Army seeks to use cyber at tactical level
Feedback from a series of exercises will inform how the Army fights on a future digital battlefield and could have a ripple effect on U.S. Cyber Command.
Army leaders are getting a better sense of how soldiers at the brigade level can use cyber effects in battle, thanks to a pilot program launched last year. Feedback from the program will inform how the Army fights on the digital battlefields of the future and could have a ripple effect on the joint cyber force led by U.S. Cyber Command.
The initiatives reflect a concerted effort by Army leaders to make cyber capabilities available at the tactical level and to integrate those capabilities with electromagnetic warfare and kinetic fighting.
The pilot program has seen Army Cyber Command train and integrate with the 1st Infantry Division's 1st Armored Brigade Combat Team, among others. The series of exercises coordinated by Army Cyber Command, where many of the service's computer specialists reside, has allowed soldiers to test offensive and defensive cyber tactics.
The exercises were based on the premise "that there's a lot that goes into building and instrumenting an environment that allows us to train in cyberspace," said Lt. Col. Jonathan Burnett, pilot lead for Army Cyber Command, in a recent media briefing at the Pentagon.

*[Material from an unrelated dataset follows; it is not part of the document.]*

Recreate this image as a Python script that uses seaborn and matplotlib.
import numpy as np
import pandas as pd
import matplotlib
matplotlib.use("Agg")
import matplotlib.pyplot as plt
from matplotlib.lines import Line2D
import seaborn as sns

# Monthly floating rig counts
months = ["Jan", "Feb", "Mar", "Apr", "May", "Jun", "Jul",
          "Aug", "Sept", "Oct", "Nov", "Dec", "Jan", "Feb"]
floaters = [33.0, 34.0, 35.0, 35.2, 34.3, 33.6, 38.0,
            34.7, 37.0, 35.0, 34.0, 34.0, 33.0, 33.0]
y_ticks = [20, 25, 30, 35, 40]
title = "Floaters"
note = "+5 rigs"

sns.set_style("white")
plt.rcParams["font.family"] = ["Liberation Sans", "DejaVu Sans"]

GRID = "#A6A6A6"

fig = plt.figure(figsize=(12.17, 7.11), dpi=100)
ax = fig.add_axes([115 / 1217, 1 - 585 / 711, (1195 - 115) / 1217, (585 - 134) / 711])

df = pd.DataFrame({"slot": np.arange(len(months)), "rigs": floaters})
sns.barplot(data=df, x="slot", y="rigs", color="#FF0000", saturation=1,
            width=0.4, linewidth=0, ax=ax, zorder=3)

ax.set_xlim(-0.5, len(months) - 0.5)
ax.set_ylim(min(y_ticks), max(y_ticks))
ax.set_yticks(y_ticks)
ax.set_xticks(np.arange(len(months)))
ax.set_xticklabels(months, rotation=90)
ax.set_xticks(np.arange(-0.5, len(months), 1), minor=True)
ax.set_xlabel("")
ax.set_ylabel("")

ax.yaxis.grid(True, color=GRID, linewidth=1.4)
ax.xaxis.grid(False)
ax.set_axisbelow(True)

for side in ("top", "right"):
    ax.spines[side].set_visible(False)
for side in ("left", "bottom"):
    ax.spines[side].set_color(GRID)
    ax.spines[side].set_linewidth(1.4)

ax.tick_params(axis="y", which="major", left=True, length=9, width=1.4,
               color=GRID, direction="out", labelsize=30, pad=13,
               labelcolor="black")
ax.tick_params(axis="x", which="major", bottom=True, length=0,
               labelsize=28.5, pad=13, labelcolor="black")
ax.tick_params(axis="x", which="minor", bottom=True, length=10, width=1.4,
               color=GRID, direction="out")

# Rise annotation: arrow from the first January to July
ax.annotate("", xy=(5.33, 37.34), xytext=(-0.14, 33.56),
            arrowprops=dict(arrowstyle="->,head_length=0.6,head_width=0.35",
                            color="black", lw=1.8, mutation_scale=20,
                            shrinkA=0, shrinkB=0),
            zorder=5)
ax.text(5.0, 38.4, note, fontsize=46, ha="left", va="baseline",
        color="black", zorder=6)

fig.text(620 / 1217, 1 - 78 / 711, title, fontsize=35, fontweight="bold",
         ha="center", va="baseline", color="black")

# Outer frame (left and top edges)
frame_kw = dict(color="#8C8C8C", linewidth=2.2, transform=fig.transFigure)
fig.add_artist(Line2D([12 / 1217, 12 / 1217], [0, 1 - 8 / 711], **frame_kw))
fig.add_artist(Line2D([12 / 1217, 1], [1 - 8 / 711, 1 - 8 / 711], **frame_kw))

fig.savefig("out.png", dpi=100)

For a May 2015 pilot at the Army's Joint Readiness Training Center in Fort Polk, La., Army planners built an information environment that included wireless access points and servers to test a brigade commander's ability to defend his network and deploy offensive cyber capabilities, Burnett said.
Another test took place in January at the National Training Center at Fort Irwin, Calif., and involved the 2nd Infantry Division's 2nd Stryker Brigade Combat Team. Army planners simulated the social media environment of a fictional nation-state, and participants were tasked with defending against and conducting attacks on those networks to gain a better understanding the consequences of digital fighting.

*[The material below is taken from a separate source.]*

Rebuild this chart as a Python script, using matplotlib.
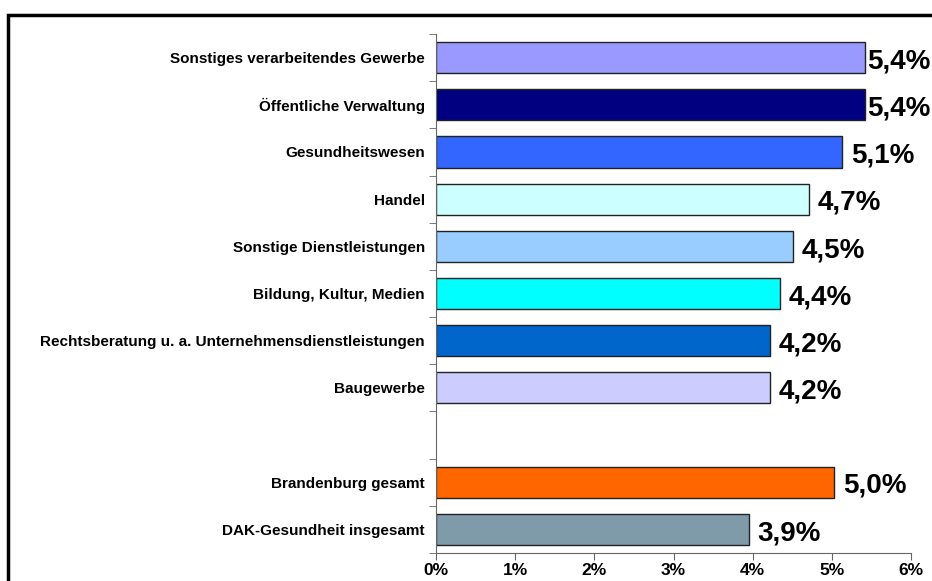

In general, "the commander is going to have to be responsible for all his actions as he executes the delivery of capability within cyberspace and be prepared for those second- and third-order effects," Burnett said.

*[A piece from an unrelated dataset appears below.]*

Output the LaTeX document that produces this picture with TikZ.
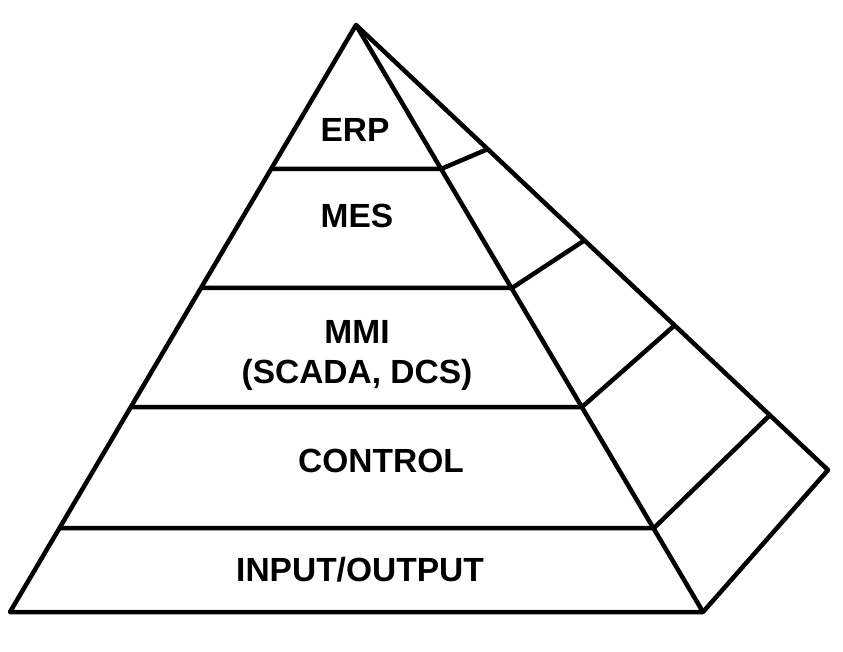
\documentclass[tikz,border=0pt]{standalone}
\usepackage{fontspec}
\setmainfont{Liberation Sans}
\usetikzlibrary{positioning}

\begin{document}
\begin{tikzpicture}[x=1pt,y=-1pt,line width=4.5pt,line join=round,
    layer/.style={font=\fontsize{33.5}{40}\selectfont\bfseries,inner sep=0pt,align=center}]
    \useasboundingbox (0,0) rectangle (843,652);
    % corners
    \coordinate (top)  at (356,25);
    \coordinate (bl)   at (10,612);
    \coordinate (br)   at (703,612);
    \coordinate (back) at (828,470);
    % level lines on the front face
    \coordinate (erpL) at (271,169);  \coordinate (erpR) at (441,169);
    \coordinate (mesL) at (201,288);  \coordinate (mesR) at (512,288);
    \coordinate (mmiL) at (131,407);  \coordinate (mmiR) at (582,407);
    \coordinate (ctlL) at (60,528);   \coordinate (ctlR) at (654,528);
    % level lines on the side face
    \coordinate (erpS) at (488,149);
    \coordinate (mesS) at (585,240);
    \coordinate (mmiS) at (675,325);
    \coordinate (ctlS) at (770,415);

    \draw (top) -- (bl) -- (br) -- cycle;
    \draw (top) -- (back) -- (br);
    \draw (erpL) -- (erpR) -- (erpS);
    \draw (mesL) -- (mesR) -- (mesS);
    \draw (mmiL) -- (mmiR) -- (mmiS);
    \draw (ctlL) -- (ctlR) -- (ctlS);

    \node[layer] (erp) at (355,130) {ERP};
    \node[layer] (mes) at (357,216) {MES};
    \node[layer] (mmi) at (357,355) {MMI\\(SCADA, DCS)};
    \node[layer] (ctl) at (381,461) {CONTROL};
    \node[layer] (io)  at (360,570) {INPUT/OUTPUT};
\end{tikzpicture}
\end{document}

Each of the exercises has informed the Army's approach to doctrine, he added. Lessons learned will reach other military services through the automated Joint Lessons Learned Information System.
Although the offensive operations might be more exciting to some, Maj. Steven Chadwick, an operations officer in the Army's 1st Armored Brigade Combat Team, 1st Infantry Division, stressed the importance of defense.
"Our own systems have become increasingly networked through computer GPS...capabilities, so being able to protect those systems and learning how to do that at the National Training Center will be of a premium," Chadwick told reporters.